The macro operating environment for power companies has changed dramatically in recent years. Renewable energy is increasingly competitive with fossil fuels. Distributed energy (behind-the-meter resources) is unending the economics of the grid. Climate change is presenting new threats to power systems and their regulatory models. Further, companies that outsource supply management face billing surprises through third parties. The standard rate-making regime, with a predictable tariff structure, is being asked to integrate new performance-based metrics into utility revenue models. Examples include standards or metrics for energy efficiency, customer engagement, and sustainability.
Public Power Impact
While Public Power may be somewhat insulated, given its non-profit structure, both Generation & Transmission and Distribution companies are still subject to internal and external changes and threats. This is true for those who take an active or passive risk approach to supply management and for those who manage risks internally or outsource externally. Most importantly, opting for third-party load management doesn’t assure sound risk management by the selected vendors because settlement data is not made available. Significantly, all this is happening against a backdrop of stagnating electricity demand and during a period of weak commodity prices.
Risk Exposures/Impacts by Category
- Customer Opt-Outs create demand volatility Customer “opting out” can change the public power load profile (either energy or peak load). Risk Managers may increase financial reserves to handle opt-out customers. Risk Managers may adjust risk exposure of open positions (both physical and hedge) to compensate for opt-out customers. Further, marketers and other utilities put pressure on rates for key customers. Not to exceed pricing changes terms and conditions for third party suppliers and the types of price hedges offered in the market. Rather than change rates, public power groups may wish to alter procurement strategies to maintain their competitive rate structure.
- Market Risk Given new supplies from distributed and renewable resources, there is uncertainty of financial performance due to variable market prices and price relationships (basis risk from different sources). Requires regular management review, approved procurement strategies, and sound limit structures are required to manage these risks.
- Regulatory Risk Legislative/Regulatory proceedings and directives impact the operating environment. Renewable portfolio standards, distributed resource requirements and storage incentives have triggered different portfolio mixes over time.

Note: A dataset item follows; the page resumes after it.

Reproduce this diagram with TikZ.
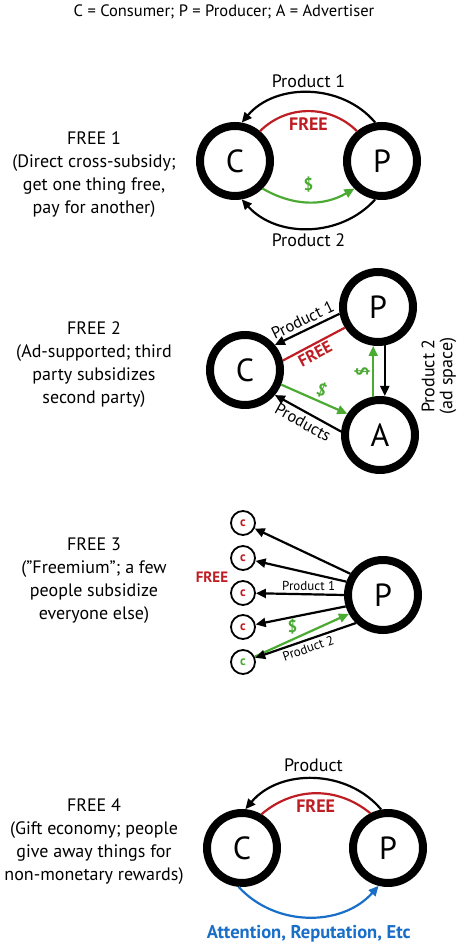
\documentclass[tikz,border=0pt]{standalone}
\usepackage{fontspec}
\setmainfont{PT Sans}
\usepackage{xcolor}
\usepackage{tikz}
\usetikzlibrary{arrows.meta}
\definecolor{freered}{RGB}{190,30,35}
\definecolor{paygreen}{RGB}{75,170,50}
\definecolor{giftblue}{RGB}{25,110,200}
\begin{document}
\begin{tikzpicture}
			[x=1pt,y=1pt,
			party/.style={circle,draw,line width=8pt,minimum size=70pt,inner sep=0pt,font=\fontsize{32}{32}\selectfont},
			small/.style={circle,draw,line width=1.8pt,minimum size=24pt,inner sep=0pt,font=\fontsize{13}{13}\selectfont\bfseries,text=freered},
			caption/.style={align=center,font=\fontsize{18}{23}\selectfont},
			lbl/.style={font=\fontsize{18}{18}\selectfont},
			mid/.style={font=\fontsize{16.5}{16.5}\selectfont},
			tiny/.style={font=\fontsize{13}{13}\selectfont},
			flow/.style={line width=2.2pt,-{Triangle[length=10pt,width=9pt]}},
			free/.style={line width=2.2pt,draw=freered},
			freetxt/.style={text=freered,font=\fontsize{18}{18}\selectfont\bfseries},
			money/.style={flow,draw=paygreen,-{Triangle[length=10pt,width=9pt,fill=paygreen]}},
			moneytxt/.style={text=paygreen,font=\fontsize{17}{17}\selectfont\bfseries}]
				\useasboundingbox (0,0) rectangle (459,951);
				\node (title) at (224,939) {\fontsize{16.5}{16.5}\selectfont C = Consumer; P = Producer; A = Advertiser};
				% FREE 1
				\node [caption] (t1) at (94,776) {FREE 1\\(Direct cross-subsidy;\\get one thing free,\\pay for another)};
				\node [party] (c1) at (235,790) {C};
				\node [party] (p1) at (382,790) {P};
				\draw [flow] (p1.100) to[bend right=50] node[lbl,above=1pt] {Product 1} (c1.80);
				\draw [free] (c1.50) to[bend left=45] node[freetxt,below=2pt] {FREE} (p1.130);
				\draw [money] (c1.-45) to[bend right=30] node[moneytxt,above=5pt] {\$} (p1.-135);
				\draw [flow] (p1.-100) to[bend left=48] node[lbl,below=1pt] {Product 2} (c1.-80);
				% FREE 2
				\node [caption] (t2) at (94,586) {FREE 2\\(Ad-supported; third\\party subsidizes\\second party)};
				\node [party] (c2) at (245,581) {C};
				\node [party] (p2) at (378,644) {P};
				\node [party] (a2) at (380,516) {A};
				\draw [flow] (p2.190) -- node[mid,sloped,above=0pt,pos=0.5] {Product 1} (c2.40);
				\draw [free] (p2.212) -- node[freetxt,mid,font=\fontsize{16.5}{16.5}\selectfont\bfseries,sloped,below=-1pt,pos=0.55] {FREE} (c2.14);
				\draw [money] (c2.-22) -- node[moneytxt,sloped,above=-1pt,pos=0.55] {\$} (a2.147);
				\draw [flow] (a2.175) -- node[mid,sloped,below=0pt,pos=0.5] {Products} (c2.-40);
				\draw [money] (a2.100) -- node[moneytxt,sloped,above=-1pt] {\$} (a2.100 |- p2.south);
				\draw [flow] (p2.-80) -- (p2.-80 |- a2.north);
				\node [lbl,align=center,rotate=90] (ad) at (439,575) {Product 2\\(ad space)};
				% FREE 3
				\node [caption] (t3) at (94,370) {FREE 3\\(''Freemium''; a few\\people subsidize\\everyone else)};
				\node [party] (p3) at (383,356) {P};
				\foreach \i/\y in {1/428,2/393,3/358,4/324}
					\node [small] (s\i) at (243,\y) {c};
				\node [small,text=paygreen] (s5) at (243,289) {c};
				\node [freetxt,font=\fontsize{15}{15}\selectfont\bfseries] (f3) at (212,374) {FREE};
				\foreach \from/\to in {147/s1,160/s2,197/s4}
					\draw [flow] (p3.\from) -- (\to);
				\draw [flow] (p3.180) -- node[tiny,pos=0.4,above=-1pt] {Product 1} (s3);
				\draw [money] (s5) -- node[moneytxt,above=1pt,pos=0.4] {\$} (p3.209);
				\draw [flow] (p3.226) -- node[tiny,sloped,below=-1pt] {Product 2} (s5);
				% FREE 4
				\node [caption] (t4) at (94,109) {FREE 4\\(Gift economy; people\\give away things for\\non-monetary rewards)};
				\node [party] (c4) at (242,103) {C};
				\node [party] (p4) at (388,103) {P};
				\draw [flow] (p4.100) to[bend right=50] node[lbl,above=3pt] {Product} (c4.85);
				\draw [free] (c4.60) to[bend left=40] node[freetxt,below=2pt] {FREE} (p4.117);
				\draw [flow,draw=giftblue,-{Triangle[length=10pt,width=9pt,fill=giftblue]}] (c4.-95) to[bend right=48] node[below=4pt,text=giftblue,font=\fontsize{18.5}{18.5}\selectfont\bfseries] {Attention, Reputation, Etc} (p4.-104);
			\end{tikzpicture}
\end{document}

- Volumetric Risk Both supply and demand volume fluctuations require different portfolio tools. Operating reserve increases to manage variable resources may be required, but embedded within third party contracting. Risk managers may need to quantify variability in procurement timing and costs in supplier negotiations. We have found that customers are adopting/modifying formal procurement strategy, monitoring trends in customer onsite generation (distributed energy resources), assessing impacts of economic shifts, and adjusting for changes in customer volume/composition.
- Model Risk Several customers have developed and re-trained advanced forecast models to account for surprises in energy and capacity. Testing and improving forecast errors have become more complex with demand and supply delivery risks.
- Operational Risk Uncertainties in the macro environment have led to surprises in operations including human resources, technical resources, systems, and/or operating procedures. This is a big impact to insurance and oversight by third party insurance carriers.
- Counterparty Credit Risk Suppliers have become cost conscious creating potential controls issues. Control counterparty credit risk is usually controlled through strict limit controls established by credit policy, but many public power groups are seeking further information upstream from system, energy and other third parties in the supply chain.
- Risk Measurement Methodology Most public power risk managers are reporting identification, measurement and communication of risk to stakeholders. Risk Managers routinely quantify risks associated with procurement-related business activities and performance relative to goals. Some risk managers have been calculating projected procurement costs on an annual basis at various probabilities and “stress testing” for extreme climate conditions such as hurricanes or wildfires. Most Risk Managers will re-evaluate methodologies on a periodic basis to reflect changing/evolving regulatory regime and competitive landscape.
Managing supply and demand in a rapidly changing environment is much more than a daily system and load-balancing challenge. The old adage, you can’t manage what you don’t measure is more applicable than ever. Whether it’s the competing regulatory dissonance between Federal and State mandates, the necessity of carbon transition, the competition for and retention of customers threatened by new entities (community choice aggregation), or customer demand for higher green content, an active approach both to internal and external management of power distribution requires constant vigilance.